+++ GIVEN DATA +++
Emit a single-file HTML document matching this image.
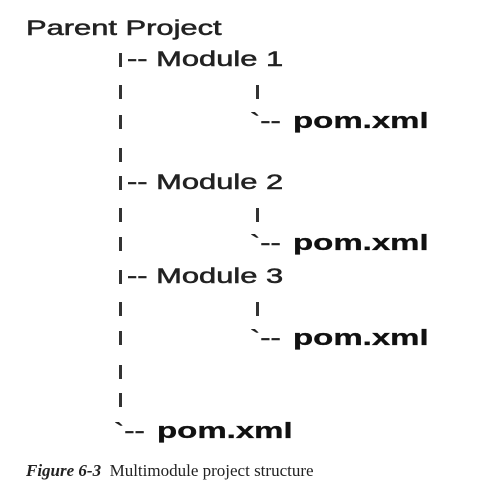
<!DOCTYPE html>
<html><head><style>
body{margin:0;width:495px;height:495px;background:#fff;position:relative;overflow:hidden;font-family:"Liberation Sans",sans-serif;color:#222}
.t{position:absolute;white-space:nowrap;font-size:21px;line-height:24px;transform-origin:0 50%;transform:scaleX(1.47);-webkit-text-stroke:0.5px #222}
.b{font-weight:bold;font-size:22px;transform:scaleX(1.5);color:#111;-webkit-text-stroke:0.3px #111}
.bar{position:absolute;width:3px;height:14px;background:#333}
.cap{position:absolute;left:26px;top:461px;font-family:"Liberation Serif",serif;font-size:17px;white-space:nowrap;color:#222}
</style></head><body>
<div class="t" style="left:26px;top:17px">Parent Project</div>

<div class="bar" style="left:119px;top:53px"></div><div class="t" style="left:127px;top:48px">-- Module 1</div>
<div class="bar" style="left:119px;top:85px"></div><div class="bar" style="left:256px;top:85px"></div>
<div class="bar" style="left:119px;top:115px"></div><div class="t" style="left:250px;top:110px">`--</div><div class="t b" style="left:293px;top:109px">pom.xml</div>
<div class="bar" style="left:119px;top:148px"></div>

<div class="bar" style="left:119px;top:176px"></div><div class="t" style="left:127px;top:171px">-- Module 2</div>
<div class="bar" style="left:119px;top:208px"></div><div class="bar" style="left:256px;top:208px"></div>
<div class="bar" style="left:119px;top:237px"></div><div class="t" style="left:250px;top:232px">`--</div><div class="t b" style="left:293px;top:231px">pom.xml</div>

<div class="bar" style="left:119px;top:270px"></div><div class="t" style="left:127px;top:265px">-- Module 3</div>
<div class="bar" style="left:119px;top:302px"></div><div class="bar" style="left:256px;top:302px"></div>
<div class="bar" style="left:119px;top:331px"></div><div class="t" style="left:250px;top:327px">`--</div><div class="t b" style="left:293px;top:326px">pom.xml</div>
<div class="bar" style="left:119px;top:365px"></div>
<div class="bar" style="left:119px;top:393px"></div>
<div class="t" style="left:114px;top:420px">`--</div><div class="t b" style="left:157px;top:419px">pom.xml</div>

<div class="cap"><b><i>Figure 6-3</i></b>&nbsp;&nbsp;Multimodule project structure</div>
</body></html>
+++
▶ [TASK TO COMPLETE]
The data should be printed again unchanged; leave its pictures out.

▶ [SOLUTION TO THIS PROBLEM]
Emit a single-file HTML document matching this image.
<!DOCTYPE html>
<html><head><style>
body{margin:0;width:495px;height:495px;background:#fff;position:relative;overflow:hidden;font-family:"Liberation Sans",sans-serif;color:#222}
.t{position:absolute;white-space:nowrap;font-size:21px;line-height:24px;transform-origin:0 50%;transform:scaleX(1.47);-webkit-text-stroke:0.5px #222}
.b{font-weight:bold;font-size:22px;transform:scaleX(1.5);color:#111;-webkit-text-stroke:0.3px #111}
.bar{position:absolute;width:3px;height:14px;background:#333}
.cap{position:absolute;left:26px;top:461px;font-family:"Liberation Serif",serif;font-size:17px;white-space:nowrap;color:#222}
</style></head><body>
<div class="t" style="left:26px;top:17px">Parent Project</div>

<div class="bar" style="left:119px;top:53px"></div><div class="t" style="left:127px;top:48px">-- Module 1</div>
<div class="bar" style="left:119px;top:85px"></div><div class="bar" style="left:256px;top:85px"></div>
<div class="bar" style="left:119px;top:115px"></div><div class="t" style="left:250px;top:110px">`--</div><div class="t b" style="left:293px;top:109px">pom.xml</div>
<div class="bar" style="left:119px;top:148px"></div>

<div class="bar" style="left:119px;top:176px"></div><div class="t" style="left:127px;top:171px">-- Module 2</div>
<div class="bar" style="left:119px;top:208px"></div><div class="bar" style="left:256px;top:208px"></div>
<div class="bar" style="left:119px;top:237px"></div><div class="t" style="left:250px;top:232px">`--</div><div class="t b" style="left:293px;top:231px">pom.xml</div>

<div class="bar" style="left:119px;top:270px"></div><div class="t" style="left:127px;top:265px">-- Module 3</div>
<div class="bar" style="left:119px;top:302px"></div><div class="bar" style="left:256px;top:302px"></div>
<div class="bar" style="left:119px;top:331px"></div><div class="t" style="left:250px;top:327px">`--</div><div class="t b" style="left:293px;top:326px">pom.xml</div>
<div class="bar" style="left:119px;top:365px"></div>
<div class="bar" style="left:119px;top:393px"></div>
<div class="t" style="left:114px;top:420px">`--</div><div class="t b" style="left:157px;top:419px">pom.xml</div>

<div class="cap"><b><i>Figure 6-3</i></b>&nbsp;&nbsp;Multimodule project structure</div>
</body></html>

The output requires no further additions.